What the task asks: Please, without the pictures, retype exactly the lines from the start of the material through the line that holds "plt.rcParams['font.family'] = ['Liberation".

Dataset content:
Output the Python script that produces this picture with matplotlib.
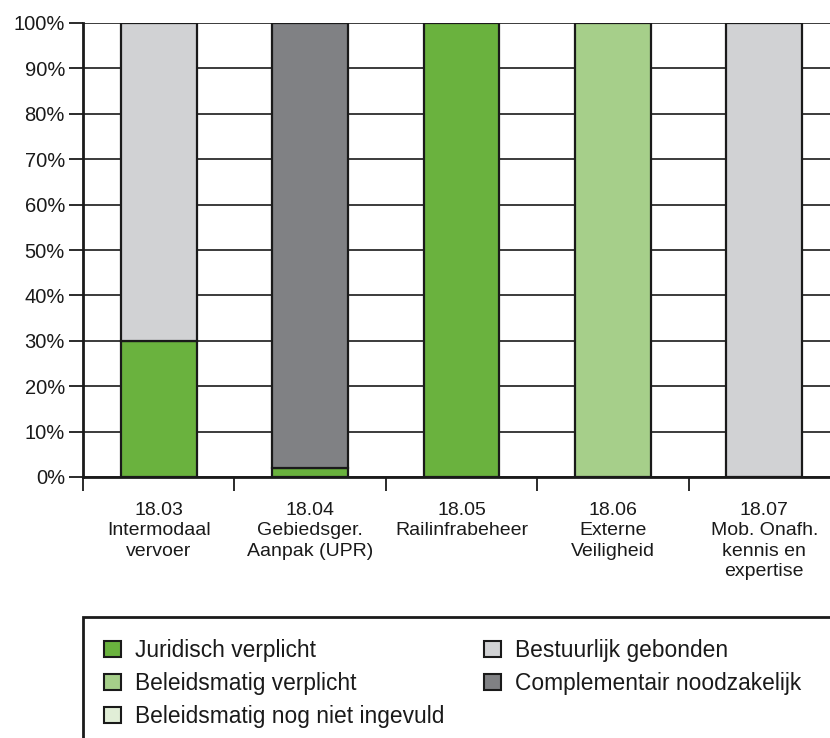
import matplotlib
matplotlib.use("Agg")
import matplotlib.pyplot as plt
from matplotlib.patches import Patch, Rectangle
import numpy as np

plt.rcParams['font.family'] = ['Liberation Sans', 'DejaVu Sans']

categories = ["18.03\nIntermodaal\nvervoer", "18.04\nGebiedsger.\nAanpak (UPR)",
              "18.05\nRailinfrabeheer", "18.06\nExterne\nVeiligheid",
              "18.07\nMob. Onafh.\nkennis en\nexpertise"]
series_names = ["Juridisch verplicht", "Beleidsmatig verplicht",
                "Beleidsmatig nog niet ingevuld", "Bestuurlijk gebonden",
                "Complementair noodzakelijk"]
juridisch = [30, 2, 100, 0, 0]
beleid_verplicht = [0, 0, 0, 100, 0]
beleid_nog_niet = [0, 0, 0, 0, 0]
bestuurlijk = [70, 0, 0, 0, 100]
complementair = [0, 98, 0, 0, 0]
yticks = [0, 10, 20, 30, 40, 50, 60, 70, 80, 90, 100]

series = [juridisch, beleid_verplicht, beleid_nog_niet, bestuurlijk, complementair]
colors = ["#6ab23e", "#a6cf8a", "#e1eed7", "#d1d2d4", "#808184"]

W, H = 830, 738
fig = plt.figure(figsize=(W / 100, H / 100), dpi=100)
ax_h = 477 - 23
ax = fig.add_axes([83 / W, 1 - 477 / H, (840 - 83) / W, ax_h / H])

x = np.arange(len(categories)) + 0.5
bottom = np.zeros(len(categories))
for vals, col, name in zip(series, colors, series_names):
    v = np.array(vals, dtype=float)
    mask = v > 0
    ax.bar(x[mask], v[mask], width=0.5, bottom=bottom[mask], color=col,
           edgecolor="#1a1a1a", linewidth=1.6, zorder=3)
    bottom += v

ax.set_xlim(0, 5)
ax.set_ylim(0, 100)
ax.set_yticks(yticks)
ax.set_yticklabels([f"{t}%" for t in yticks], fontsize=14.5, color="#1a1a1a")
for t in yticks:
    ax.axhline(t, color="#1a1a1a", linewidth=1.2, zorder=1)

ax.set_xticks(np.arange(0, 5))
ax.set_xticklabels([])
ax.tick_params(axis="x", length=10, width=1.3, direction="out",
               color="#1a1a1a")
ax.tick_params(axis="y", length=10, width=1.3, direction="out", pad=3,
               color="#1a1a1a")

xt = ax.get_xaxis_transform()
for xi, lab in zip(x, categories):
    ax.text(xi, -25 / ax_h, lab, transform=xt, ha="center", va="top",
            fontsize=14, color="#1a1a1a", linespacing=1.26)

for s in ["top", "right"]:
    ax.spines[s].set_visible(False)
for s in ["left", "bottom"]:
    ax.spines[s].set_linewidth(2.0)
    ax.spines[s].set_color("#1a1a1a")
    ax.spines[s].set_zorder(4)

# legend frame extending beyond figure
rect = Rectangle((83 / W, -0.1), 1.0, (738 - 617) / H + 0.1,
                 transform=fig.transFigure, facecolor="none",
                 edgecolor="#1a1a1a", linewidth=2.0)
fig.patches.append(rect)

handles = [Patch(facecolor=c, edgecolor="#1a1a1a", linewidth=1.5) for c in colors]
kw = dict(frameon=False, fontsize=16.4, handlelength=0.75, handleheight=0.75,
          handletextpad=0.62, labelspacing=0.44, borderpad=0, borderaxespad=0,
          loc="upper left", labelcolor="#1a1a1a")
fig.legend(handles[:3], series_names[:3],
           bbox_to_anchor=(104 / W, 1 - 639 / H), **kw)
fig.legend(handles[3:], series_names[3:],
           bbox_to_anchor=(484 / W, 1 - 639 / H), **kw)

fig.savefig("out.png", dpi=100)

Written solution:
Output the Python script that produces this picture with matplotlib.
import matplotlib
matplotlib.use("Agg")
import matplotlib.pyplot as plt
from matplotlib.patches import Patch, Rectangle
import numpy as np

plt.rcParams['font.family'] = ['Liberation Sans', 'DejaVu Sans']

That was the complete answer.